Even the winner had mixed feelings.

Kyle Busch backed into his first victory of the season when he skirted past the spinning lead cars of Tyler Reddick and Chase Briscoe headed into the final turn. Reddick was going to win before Briscoe made him spin. Busch wound up with tying Hall of Famer Richard Petty in winning a race for the 18th consecutive year.

“You saw what it’s like on the last corner, the last lap, to drive around here every single lap,” Busch said of winning on dirt. “You’re just not breathing because you’re so tensed up of not crashing. If it’s a good show, it’s a good show. I think Bristol is fine with or without (dirt).”

Adding a dirt track to the Cup calendar was initially an attempt to add variety to a schedule that had grown but not changed much since NASCAR’s 1949 inaugural season.

But this year was clearly about television. NASCAR had raced on Easter 10 times before, but all were weather-related reschedules and never deliberately marked for a holiday. It was Fox Sports that said NASCAR should seize the day the way the NFL does on Thanksgiving and the NBA on Christmas, even if it meant cutting the 38-race Cup schedule from February to November to just one off weekend.
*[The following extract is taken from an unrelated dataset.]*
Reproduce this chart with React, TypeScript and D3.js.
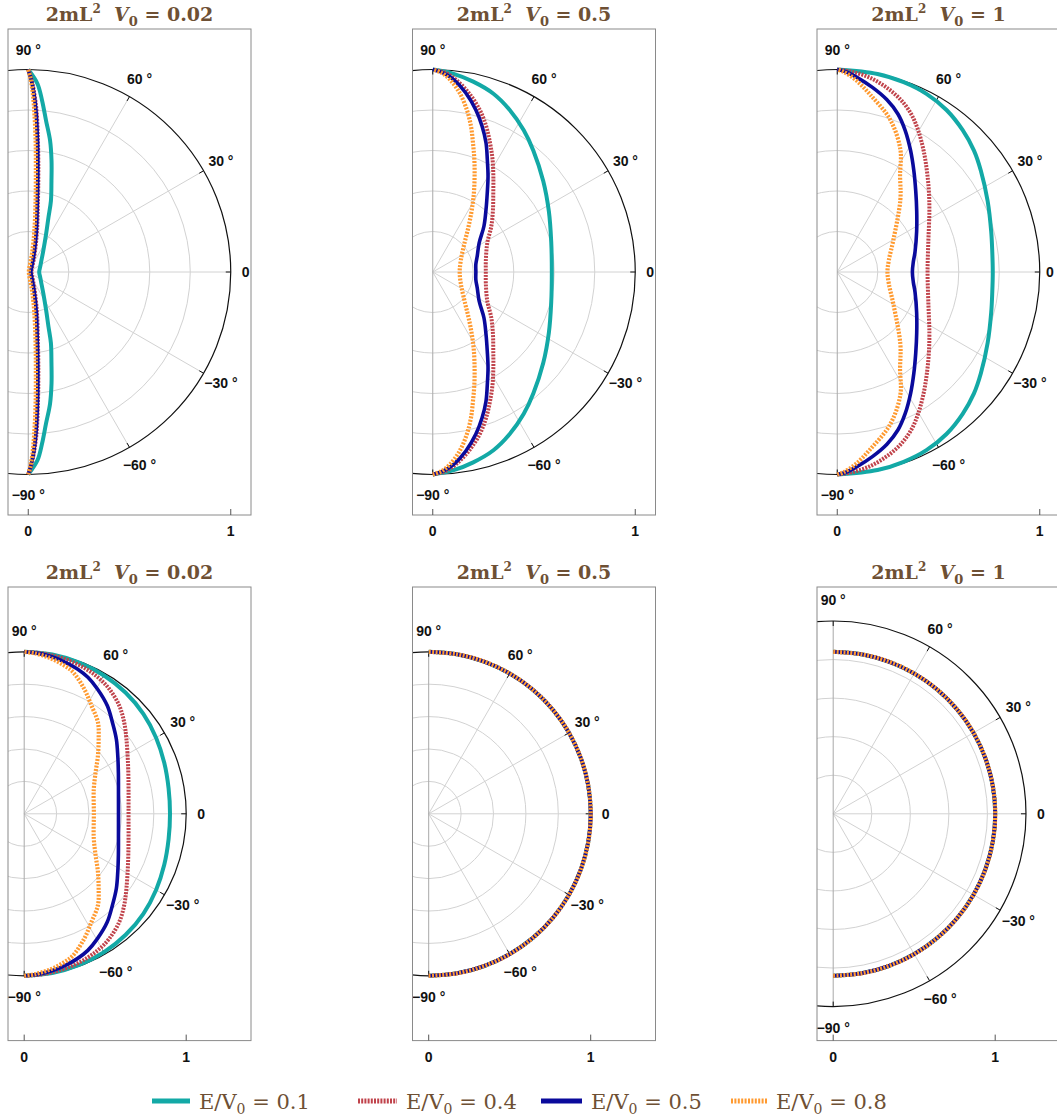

The problem with making Bristol on dirt a television event is that any new viewers won’t see another race like it the rest of the year. It is an anomaly, not even close to what NASCAR does every week.

Harvick said it was “ridiculous” and even reigning series champion Kyle Larson, arguably the best dirt racer in the country, thought NASCAR should be racing on Bristol’s concrete. The track goes back to asphalt for its fall playoff race.

“I think everybody assumes my opinion would be to race dirt every weekend, but no I don’t think Cup cars should be on dirt,” Larson said.

At least half the field also proved to be unclear of the rules during the first rain delay. NASCAR had told teams in its pre-race rules video that, unlike all the other races, scoring would be paused at the end of the stages. Despite the advisory, the teams were dumbfounded at the end of the second stage when Briscoe pitted from the lead and was still scored the leader over Busch, who stayed out to cycle to the front.

Winning crew chief Ben Beshore said he did watch the video but clearly didn’t understand the rule and “I’ve been in Xfinity or Cup for 18 years.”

It was never pretty on Sunday, despite the exciting finish and the claims from some drivers that they actually enjoyed the race. They’ve been there, done that twice now, and NASCAR’s gimmick is quickly growing tired.